Le soutien scolaire privé se résume souvent à une simple reprise de contenus transmis en classe. Est-ce que cette reprise suffit pour que l’enfant apprenne réellement ? Les difficultés scolaires d’un enfant peuvent être dues à plusieurs facteurs : lacunes, situations psychologiques, rapport au savoir erroné, ignorance des stratégies d’apprentissage … Ces difficultés nécessitent une intervention et une approche différente de la part du répétiteur qui justement doit faire autre chose que de faire répéter une leçon à l’élève ! Un travail sur les méthodes d’apprentissages (apprendre à apprendre) par exemple est une des conditions de la réussite de beaucoup d’élèves. Rares sont les répétiteurs qui proposent ces méthodes. Sous la pression des parents, ils enseignent uniquement en vue de l’amélioration des notes et mettent l’accent sur le par cœur et la répétition plutôt que sur la vraie compréhension.
Un des buts essentiels d’une éducation réussie c’est de rendre les élèves autonomes. Il ne faut pas perdre de vue que réussir, c’est apprendre à se passer d’aide. Les cours particuliers tels qui sont dispensés aujourd’hui vont-ils dans cette direction ou plutôt dans la direction diamétralement opposée ?
Par ailleurs, et ne nous voilons pas la face, vu le niveau relativement bas des salaires, le souci premier des enseignants est de gagner un maximum de revenus complémentaires. Par conséquent, la quantité de leurs cours privés prime souvent sur la qualité de ces mêmes cours. Se pose alors non seulement la question de la modalité et la qualité des cours privés mais également la qualité et la modalité des cours en classe. Le travail complémentaire des enseignants qui leur permet de « rougir la sauce » comme on dit, ne se fait-il pas au détriment de leur travail principal au sein de l’institution ?
Normalement, un bon enseignant doit consacrer une partie de ses heures « libres » à la préparation de ses cours, à l’amélioration de ses méthodes pédagogiques et à la mise à jour de ses connaissances. Combien de nos enseignants peuvent s’atteler à ces tâches s’ils ont x heures de cours privés à dispenser ? Souvent, les enseignants s’opposent à toute proposition ou innovation ayant une incidence sur leurs cours particuliers et sur le temps qu’ils y consacrent.
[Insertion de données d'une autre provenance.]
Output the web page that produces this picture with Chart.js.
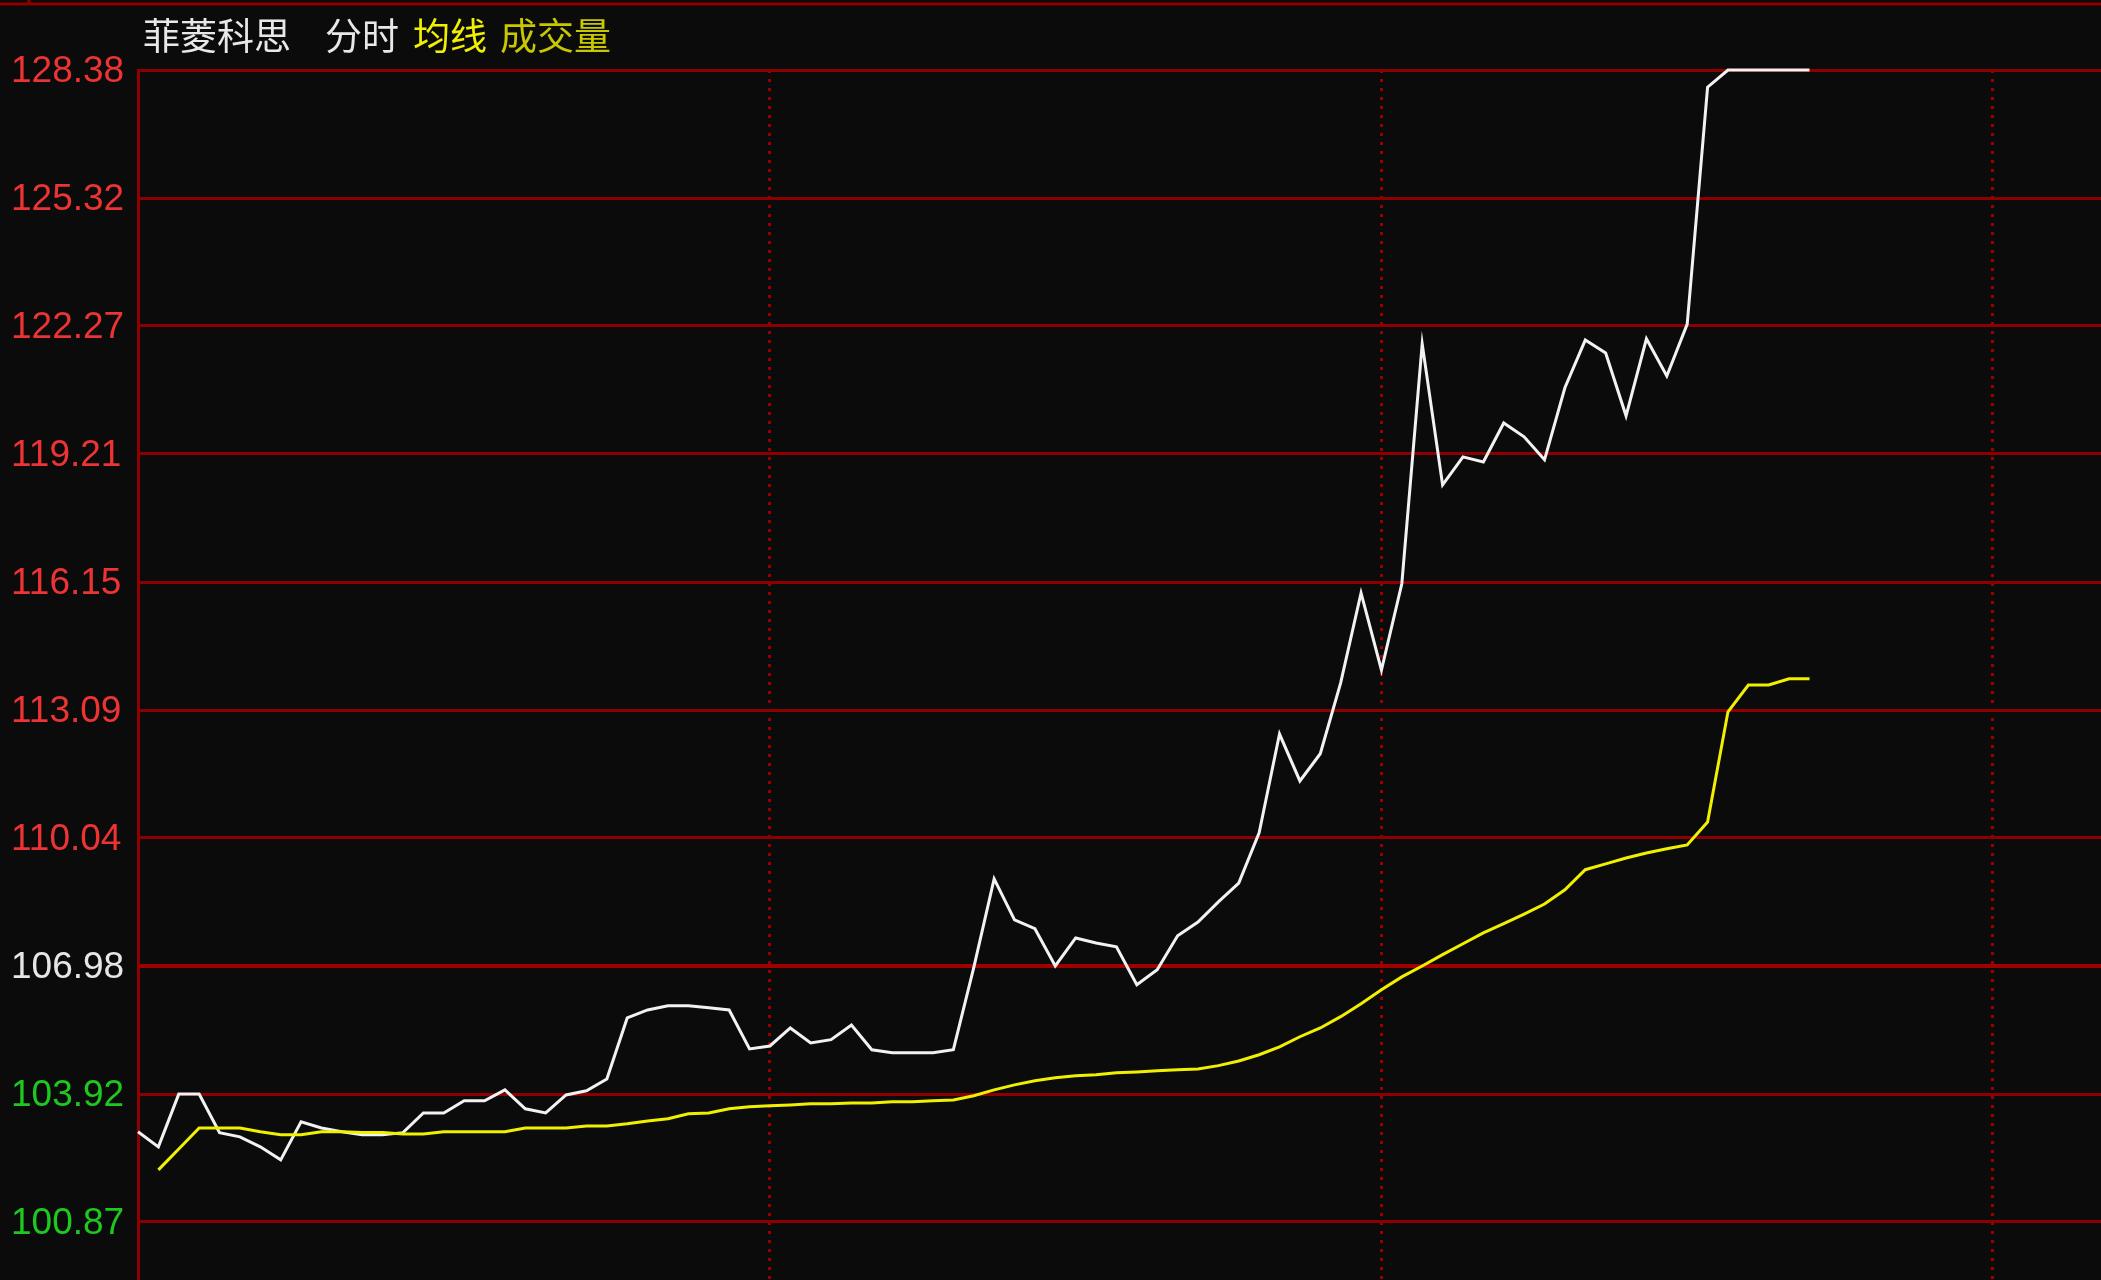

Et c’est là qu’on rentre dans le cercle vicieux suivant : des cours mal préparés par les enseignants conduisant à des leçons mal comprises par les élèves qui, ne trouvant pas de recours à l’école, cherchent un accompagnement extérieur, d’où l’augmentation de la demande pour les cours particuliers qui à son tour influe sur la qualité des cours dispensés à l’école.
Une hausse des salaires des enseignants ne changera pas grande chose à cette situation. Tant que la demande pour le soutien privé existera, ils seront toujours tentés de doubler leur salaire en dispensant des cours particuliers.
Le principal carburant de cette demande demeure l’incapacité de nos écoles à assurer leurs missions : des enseignants mal formés, pas de dispositifs de soutien intérieurs et le manque d’attention porté aux élèves en difficulté. Si les cours particuliers peuvent être à petites doses complémentaires de l’école qui actuellement n’arrive pas à résorber l’échec scolaire, ils sont à grosses doses concurrents.
Nous devons donc réfléchir à mettre en place des recours au sein de l’école, de telle manière à ce que les élèves et leurs familles n’aillent pas chercher à l’extérieur ce que l’école ne leur donne pas en son sein.